This is a failure of the system tho. It's my understanding that e.g. in Czech
Republic failing actually isn't a big deal as you can retake the exam (same
material, different actual exam) shortly after the first one. This can make a
huge difference.

I can go into more detail. I realize that things probably won't change but
small changes can have big impact.

------
avs733
Yes.

This goes to basic misunderstandings of the goals of education. At the
collegiate level, the goal (opinion statement) of education is creating deep
understanding, higher level thinking, and life-long metacognitive and learning
skills. While this may incidentally occur via a philosophical model of
pedagogy that is driven by transmitting information, that approach is
massively inefficient.

Giving more information is not the same as creating better understanding.
Creating better understanding requires time and practice. The phrase of art in
educational research is Deliberate Distributed Practice...DDP.

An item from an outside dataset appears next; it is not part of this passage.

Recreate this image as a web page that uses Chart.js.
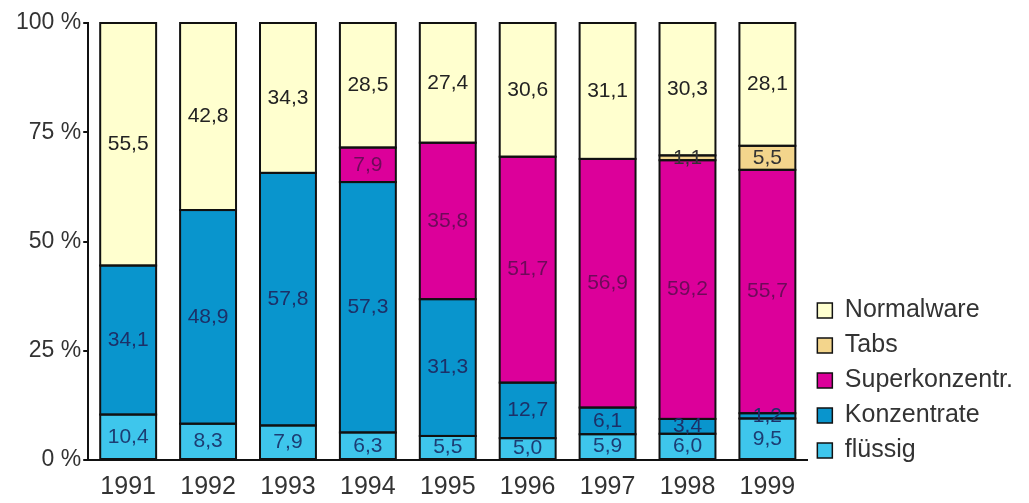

But you have to structure courses around it. The best method known is
backwards design. Backwards design involves clearly identifying learning goals
in advance and then backing out from that the appropriate content, pedagogical
approaches, and assessment measures to achieve those goals. These things must
by systematized and cannot be simply flipped on by teaching a faculty member
basic elements of using active learning in the classroom. That won't work
because such faculty members still hold a view of education as transmitting
content, which is an entirely different paradigm in which lecturing actually
makes rational sense.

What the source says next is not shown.